Большевики же не смогли собрать практически никаких сил, чтобы противостоять этому: к этому времени все солдаты разбежавшейся армии еще добирались до родных деревень, попутно разгоняя противников большевистской власти во всех придорожных городах. Так вот и наступил этот позорный и «похабный» мир.
Этой социологией определилась и география Гражданской войны: линии фронтов летом 1918 и летом 1919 года – в периоды максимальных успехов антибольшевистских сил – до удивления соответствуют границам Московской Руси в момент, предшествующий завоеванию Урала Иваном Грозным (в 1919 году – за исключением восточной части старой русской границы), т.е. четко очерчивают российские территории, на которых и размещалось помещичье землевладение, уничтоженное зимой 1917-1918 года.

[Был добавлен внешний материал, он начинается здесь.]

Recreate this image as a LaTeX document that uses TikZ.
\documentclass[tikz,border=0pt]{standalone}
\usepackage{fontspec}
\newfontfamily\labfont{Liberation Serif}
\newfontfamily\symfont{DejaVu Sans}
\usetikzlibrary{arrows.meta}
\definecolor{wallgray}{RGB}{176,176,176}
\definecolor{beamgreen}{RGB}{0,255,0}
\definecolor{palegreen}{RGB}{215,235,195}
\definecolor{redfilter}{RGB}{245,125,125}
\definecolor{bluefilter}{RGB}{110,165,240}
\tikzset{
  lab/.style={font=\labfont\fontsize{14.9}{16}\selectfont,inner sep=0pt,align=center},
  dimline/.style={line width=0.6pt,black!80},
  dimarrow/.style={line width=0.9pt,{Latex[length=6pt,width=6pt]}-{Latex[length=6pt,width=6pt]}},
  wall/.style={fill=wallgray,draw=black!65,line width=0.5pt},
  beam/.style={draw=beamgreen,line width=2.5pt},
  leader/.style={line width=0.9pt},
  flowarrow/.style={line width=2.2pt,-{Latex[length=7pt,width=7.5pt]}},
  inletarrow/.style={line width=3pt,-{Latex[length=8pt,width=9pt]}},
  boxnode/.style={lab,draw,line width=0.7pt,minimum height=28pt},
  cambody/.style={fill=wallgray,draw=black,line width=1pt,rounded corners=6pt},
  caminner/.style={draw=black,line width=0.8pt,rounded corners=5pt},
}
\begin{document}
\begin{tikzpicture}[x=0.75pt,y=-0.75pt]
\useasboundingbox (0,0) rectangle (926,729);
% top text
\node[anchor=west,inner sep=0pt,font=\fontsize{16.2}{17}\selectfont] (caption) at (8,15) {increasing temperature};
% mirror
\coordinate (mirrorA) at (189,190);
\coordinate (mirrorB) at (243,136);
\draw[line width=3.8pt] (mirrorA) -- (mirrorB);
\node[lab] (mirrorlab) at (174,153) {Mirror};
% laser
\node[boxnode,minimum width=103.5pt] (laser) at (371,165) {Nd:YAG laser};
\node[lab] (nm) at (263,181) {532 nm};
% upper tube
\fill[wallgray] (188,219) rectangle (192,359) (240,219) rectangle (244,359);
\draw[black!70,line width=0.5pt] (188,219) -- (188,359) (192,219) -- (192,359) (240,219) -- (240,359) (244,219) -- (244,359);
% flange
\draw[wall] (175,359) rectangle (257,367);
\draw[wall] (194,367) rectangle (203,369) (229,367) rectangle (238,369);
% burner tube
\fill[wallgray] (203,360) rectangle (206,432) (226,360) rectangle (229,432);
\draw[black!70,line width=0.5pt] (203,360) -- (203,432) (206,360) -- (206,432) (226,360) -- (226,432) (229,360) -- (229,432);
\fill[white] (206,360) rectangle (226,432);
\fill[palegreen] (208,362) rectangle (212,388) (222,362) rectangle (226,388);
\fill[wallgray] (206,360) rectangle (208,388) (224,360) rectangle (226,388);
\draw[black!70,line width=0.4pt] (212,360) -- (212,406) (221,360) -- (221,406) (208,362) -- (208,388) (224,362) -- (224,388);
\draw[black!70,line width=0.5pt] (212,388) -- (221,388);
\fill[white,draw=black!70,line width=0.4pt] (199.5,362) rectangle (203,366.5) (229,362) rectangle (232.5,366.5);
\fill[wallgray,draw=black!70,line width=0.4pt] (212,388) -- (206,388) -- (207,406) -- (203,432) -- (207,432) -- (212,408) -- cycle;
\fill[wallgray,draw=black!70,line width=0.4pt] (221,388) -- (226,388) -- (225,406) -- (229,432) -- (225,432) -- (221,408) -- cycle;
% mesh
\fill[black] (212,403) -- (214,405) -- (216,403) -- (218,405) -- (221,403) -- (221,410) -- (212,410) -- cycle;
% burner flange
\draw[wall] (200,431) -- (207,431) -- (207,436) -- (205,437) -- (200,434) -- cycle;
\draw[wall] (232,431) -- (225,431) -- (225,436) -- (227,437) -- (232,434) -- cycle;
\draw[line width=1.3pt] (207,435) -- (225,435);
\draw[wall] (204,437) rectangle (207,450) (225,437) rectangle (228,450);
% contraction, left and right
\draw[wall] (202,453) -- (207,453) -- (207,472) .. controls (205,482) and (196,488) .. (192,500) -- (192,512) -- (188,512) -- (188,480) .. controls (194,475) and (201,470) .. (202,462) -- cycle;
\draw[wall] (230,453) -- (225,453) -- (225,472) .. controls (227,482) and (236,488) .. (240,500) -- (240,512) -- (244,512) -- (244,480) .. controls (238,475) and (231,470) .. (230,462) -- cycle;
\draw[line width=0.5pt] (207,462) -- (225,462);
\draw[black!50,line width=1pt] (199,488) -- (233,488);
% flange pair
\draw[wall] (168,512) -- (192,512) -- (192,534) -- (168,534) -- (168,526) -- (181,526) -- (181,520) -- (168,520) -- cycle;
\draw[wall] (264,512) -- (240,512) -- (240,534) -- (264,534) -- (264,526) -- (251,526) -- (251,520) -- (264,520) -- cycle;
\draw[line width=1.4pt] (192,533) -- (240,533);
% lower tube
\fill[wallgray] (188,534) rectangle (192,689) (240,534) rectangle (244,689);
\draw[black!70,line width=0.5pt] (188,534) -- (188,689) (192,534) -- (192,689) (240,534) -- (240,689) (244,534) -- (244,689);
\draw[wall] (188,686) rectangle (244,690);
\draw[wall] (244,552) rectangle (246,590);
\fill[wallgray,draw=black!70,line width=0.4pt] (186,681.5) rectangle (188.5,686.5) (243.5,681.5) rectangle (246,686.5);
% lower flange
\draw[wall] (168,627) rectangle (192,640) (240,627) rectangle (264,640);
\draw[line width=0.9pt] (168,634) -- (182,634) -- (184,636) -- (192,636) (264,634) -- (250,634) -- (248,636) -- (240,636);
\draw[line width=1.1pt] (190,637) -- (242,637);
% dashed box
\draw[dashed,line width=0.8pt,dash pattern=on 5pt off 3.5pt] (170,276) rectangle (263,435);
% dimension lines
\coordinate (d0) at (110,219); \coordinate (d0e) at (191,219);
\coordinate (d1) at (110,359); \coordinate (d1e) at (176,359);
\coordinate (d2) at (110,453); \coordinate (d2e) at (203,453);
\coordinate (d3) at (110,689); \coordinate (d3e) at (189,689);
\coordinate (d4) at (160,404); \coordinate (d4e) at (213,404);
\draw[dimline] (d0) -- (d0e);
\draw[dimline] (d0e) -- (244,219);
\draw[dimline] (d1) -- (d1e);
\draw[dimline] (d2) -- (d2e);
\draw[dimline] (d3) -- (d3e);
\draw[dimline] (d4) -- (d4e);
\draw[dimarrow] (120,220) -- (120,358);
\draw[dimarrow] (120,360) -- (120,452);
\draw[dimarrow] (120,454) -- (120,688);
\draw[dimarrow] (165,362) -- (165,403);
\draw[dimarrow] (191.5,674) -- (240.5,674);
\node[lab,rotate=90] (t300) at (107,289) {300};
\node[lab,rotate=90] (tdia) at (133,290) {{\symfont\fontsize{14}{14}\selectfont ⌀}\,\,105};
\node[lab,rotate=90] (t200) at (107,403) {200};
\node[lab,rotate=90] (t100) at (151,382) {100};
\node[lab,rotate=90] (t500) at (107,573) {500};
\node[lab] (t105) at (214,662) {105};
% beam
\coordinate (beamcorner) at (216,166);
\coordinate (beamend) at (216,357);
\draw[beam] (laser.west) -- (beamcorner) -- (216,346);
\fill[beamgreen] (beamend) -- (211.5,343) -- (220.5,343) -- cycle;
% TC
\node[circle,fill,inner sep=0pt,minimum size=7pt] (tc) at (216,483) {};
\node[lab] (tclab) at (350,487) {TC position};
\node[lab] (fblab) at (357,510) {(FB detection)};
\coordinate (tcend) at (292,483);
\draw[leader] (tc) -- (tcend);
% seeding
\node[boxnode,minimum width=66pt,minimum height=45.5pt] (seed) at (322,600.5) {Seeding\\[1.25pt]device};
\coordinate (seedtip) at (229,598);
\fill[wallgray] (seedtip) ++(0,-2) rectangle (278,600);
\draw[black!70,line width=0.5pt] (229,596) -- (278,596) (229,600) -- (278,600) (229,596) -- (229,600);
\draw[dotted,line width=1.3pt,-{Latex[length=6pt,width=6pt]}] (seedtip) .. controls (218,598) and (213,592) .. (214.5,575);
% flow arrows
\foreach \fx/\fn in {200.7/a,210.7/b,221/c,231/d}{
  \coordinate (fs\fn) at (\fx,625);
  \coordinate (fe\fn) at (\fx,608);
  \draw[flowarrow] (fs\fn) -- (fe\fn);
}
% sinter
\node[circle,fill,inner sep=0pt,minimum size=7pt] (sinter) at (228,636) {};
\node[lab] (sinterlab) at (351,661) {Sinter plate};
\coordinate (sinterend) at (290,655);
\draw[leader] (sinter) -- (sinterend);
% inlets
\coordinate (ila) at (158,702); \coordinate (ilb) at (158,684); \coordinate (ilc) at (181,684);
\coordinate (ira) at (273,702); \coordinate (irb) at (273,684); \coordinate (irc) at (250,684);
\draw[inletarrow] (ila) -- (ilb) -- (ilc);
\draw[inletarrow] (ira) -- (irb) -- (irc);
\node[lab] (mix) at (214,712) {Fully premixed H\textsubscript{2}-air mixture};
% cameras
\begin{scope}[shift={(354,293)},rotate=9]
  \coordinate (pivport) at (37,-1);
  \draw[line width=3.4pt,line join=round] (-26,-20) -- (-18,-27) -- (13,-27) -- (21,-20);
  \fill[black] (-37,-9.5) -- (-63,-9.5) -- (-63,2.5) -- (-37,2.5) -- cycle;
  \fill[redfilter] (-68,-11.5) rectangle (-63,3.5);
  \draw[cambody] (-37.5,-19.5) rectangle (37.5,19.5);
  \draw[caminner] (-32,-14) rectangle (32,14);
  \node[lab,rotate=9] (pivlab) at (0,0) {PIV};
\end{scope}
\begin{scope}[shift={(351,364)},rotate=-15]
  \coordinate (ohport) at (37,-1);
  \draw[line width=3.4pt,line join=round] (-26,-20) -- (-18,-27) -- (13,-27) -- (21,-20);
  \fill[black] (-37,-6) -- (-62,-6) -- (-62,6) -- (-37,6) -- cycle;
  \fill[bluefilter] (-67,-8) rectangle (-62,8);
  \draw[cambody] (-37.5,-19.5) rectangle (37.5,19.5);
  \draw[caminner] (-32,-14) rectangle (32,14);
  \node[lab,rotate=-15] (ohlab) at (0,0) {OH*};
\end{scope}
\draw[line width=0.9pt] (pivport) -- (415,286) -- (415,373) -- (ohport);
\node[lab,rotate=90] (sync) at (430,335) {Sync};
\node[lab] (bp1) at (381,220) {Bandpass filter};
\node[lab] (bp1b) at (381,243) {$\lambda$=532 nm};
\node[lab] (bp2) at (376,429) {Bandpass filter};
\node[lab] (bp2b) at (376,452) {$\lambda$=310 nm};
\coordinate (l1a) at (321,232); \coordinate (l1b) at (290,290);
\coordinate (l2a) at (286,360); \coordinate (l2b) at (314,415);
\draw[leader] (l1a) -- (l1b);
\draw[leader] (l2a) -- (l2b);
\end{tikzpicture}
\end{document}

Эта часть страны и оставалась несокрушимым бастионом Советской власти – по совершенно ясным указанным причинам. На остальной территории белые легко добивались успехов, но неизменно терпели разгром, вторгаясь в большевистскую цитадель.
Вот и поляки сначала добросовестно дождались разгрома Деникина (иметь дело с крепкой национальной русской властью в Москве им вовсе не хотелось), а уж потом пошли отвоевывать старые польские территории – Белоруссию, Правобережную Украину и многое сверх того: в мае 1920 они захватили Киев, Минск, Бобруйск и Борисов и подходили к Витебску.